WRITTEN PROBLEM
Print, word for word, the opening line of the data below and every line after it through the line that contains "const GAP = 0.42;", but not the pictures.

MATERIAL

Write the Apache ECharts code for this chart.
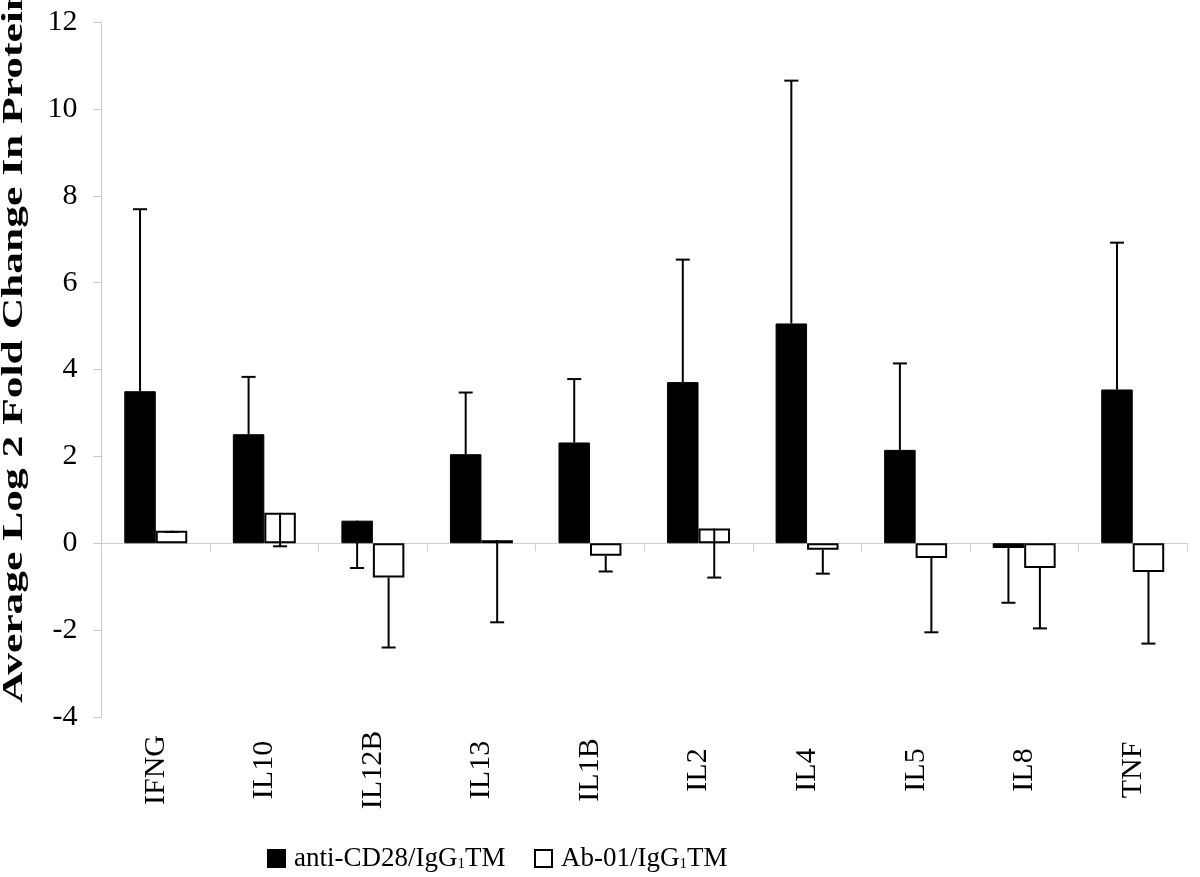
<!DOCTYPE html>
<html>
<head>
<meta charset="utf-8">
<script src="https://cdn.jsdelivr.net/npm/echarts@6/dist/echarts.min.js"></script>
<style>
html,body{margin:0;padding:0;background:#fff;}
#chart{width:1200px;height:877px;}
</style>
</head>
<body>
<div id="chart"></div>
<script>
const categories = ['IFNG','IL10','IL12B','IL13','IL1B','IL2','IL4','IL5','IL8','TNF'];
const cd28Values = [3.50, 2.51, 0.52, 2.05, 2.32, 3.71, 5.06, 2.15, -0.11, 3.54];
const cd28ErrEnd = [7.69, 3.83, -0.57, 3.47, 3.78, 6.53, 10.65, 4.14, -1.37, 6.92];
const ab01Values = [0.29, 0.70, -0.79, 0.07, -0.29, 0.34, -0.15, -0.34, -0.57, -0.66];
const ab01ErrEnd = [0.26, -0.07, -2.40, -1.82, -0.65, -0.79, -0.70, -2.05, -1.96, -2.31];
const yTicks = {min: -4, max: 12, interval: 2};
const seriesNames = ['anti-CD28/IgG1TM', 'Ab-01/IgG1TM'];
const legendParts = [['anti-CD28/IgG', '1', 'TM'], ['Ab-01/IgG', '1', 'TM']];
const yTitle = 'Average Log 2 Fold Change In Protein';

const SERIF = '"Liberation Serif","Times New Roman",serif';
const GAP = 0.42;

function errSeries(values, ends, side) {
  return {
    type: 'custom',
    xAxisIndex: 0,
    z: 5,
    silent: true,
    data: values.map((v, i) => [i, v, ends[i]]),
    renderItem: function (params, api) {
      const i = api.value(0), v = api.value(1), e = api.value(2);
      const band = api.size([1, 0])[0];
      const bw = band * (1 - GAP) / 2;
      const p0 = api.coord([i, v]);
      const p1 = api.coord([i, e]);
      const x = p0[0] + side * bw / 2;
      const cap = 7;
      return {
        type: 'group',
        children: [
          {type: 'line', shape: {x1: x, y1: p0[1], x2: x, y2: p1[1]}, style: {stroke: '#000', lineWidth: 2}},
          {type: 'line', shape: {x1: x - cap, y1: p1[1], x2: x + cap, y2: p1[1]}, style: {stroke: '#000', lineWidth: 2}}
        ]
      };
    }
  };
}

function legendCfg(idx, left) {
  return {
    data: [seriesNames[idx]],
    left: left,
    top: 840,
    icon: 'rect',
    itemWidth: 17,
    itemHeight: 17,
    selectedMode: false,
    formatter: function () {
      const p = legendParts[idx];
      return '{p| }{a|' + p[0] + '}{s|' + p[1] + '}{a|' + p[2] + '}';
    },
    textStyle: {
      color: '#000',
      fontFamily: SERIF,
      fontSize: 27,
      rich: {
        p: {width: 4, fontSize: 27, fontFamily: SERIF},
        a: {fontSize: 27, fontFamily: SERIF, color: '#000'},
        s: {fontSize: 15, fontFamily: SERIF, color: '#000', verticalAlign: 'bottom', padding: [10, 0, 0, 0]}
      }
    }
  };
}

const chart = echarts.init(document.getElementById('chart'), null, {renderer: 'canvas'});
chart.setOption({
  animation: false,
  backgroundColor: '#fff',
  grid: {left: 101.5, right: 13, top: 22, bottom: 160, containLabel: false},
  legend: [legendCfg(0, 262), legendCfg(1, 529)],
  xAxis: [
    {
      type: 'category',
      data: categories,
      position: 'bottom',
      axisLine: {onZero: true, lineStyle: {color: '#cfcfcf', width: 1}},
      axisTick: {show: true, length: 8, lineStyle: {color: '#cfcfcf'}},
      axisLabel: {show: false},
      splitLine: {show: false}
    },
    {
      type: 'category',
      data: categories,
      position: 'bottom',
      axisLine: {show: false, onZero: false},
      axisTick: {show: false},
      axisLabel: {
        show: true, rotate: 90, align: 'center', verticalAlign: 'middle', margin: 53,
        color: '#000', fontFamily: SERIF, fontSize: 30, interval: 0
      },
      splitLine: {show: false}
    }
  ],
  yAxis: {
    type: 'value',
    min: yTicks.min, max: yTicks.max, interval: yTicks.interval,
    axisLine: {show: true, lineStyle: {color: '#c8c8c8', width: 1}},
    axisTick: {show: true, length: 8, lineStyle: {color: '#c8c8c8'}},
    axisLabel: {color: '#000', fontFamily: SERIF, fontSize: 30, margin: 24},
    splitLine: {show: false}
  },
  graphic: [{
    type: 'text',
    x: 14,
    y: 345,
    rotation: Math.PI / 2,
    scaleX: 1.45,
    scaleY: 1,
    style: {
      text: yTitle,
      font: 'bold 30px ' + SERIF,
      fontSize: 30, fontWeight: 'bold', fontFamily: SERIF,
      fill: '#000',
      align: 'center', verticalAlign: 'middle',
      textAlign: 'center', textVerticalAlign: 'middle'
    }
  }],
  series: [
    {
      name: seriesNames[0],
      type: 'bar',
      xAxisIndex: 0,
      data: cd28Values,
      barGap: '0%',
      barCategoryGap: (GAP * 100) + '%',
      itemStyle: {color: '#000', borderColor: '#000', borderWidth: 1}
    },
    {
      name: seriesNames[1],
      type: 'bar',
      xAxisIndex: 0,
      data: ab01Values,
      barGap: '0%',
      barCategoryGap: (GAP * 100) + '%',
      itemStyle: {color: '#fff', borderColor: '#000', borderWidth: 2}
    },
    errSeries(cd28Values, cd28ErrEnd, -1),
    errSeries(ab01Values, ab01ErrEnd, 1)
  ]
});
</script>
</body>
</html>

EXERCISE RESPONSE
Write the Apache ECharts code for this chart.
<!DOCTYPE html>
<html>
<head>
<meta charset="utf-8">
<script src="https://cdn.jsdelivr.net/npm/echarts@6/dist/echarts.min.js"></script>
<style>
html,body{margin:0;padding:0;background:#fff;}
#chart{width:1200px;height:877px;}
</style>
</head>
<body>
<div id="chart"></div>
<script>
const categories = ['IFNG','IL10','IL12B','IL13','IL1B','IL2','IL4','IL5','IL8','TNF'];
const cd28Values = [3.50, 2.51, 0.52, 2.05, 2.32, 3.71, 5.06, 2.15, -0.11, 3.54];
const cd28ErrEnd = [7.69, 3.83, -0.57, 3.47, 3.78, 6.53, 10.65, 4.14, -1.37, 6.92];
const ab01Values = [0.29, 0.70, -0.79, 0.07, -0.29, 0.34, -0.15, -0.34, -0.57, -0.66];
const ab01ErrEnd = [0.26, -0.07, -2.40, -1.82, -0.65, -0.79, -0.70, -2.05, -1.96, -2.31];
const yTicks = {min: -4, max: 12, interval: 2};
const seriesNames = ['anti-CD28/IgG1TM', 'Ab-01/IgG1TM'];
const legendParts = [['anti-CD28/IgG', '1', 'TM'], ['Ab-01/IgG', '1', 'TM']];
const yTitle = 'Average Log 2 Fold Change In Protein';

const SERIF = '"Liberation Serif","Times New Roman",serif';
const GAP = 0.42;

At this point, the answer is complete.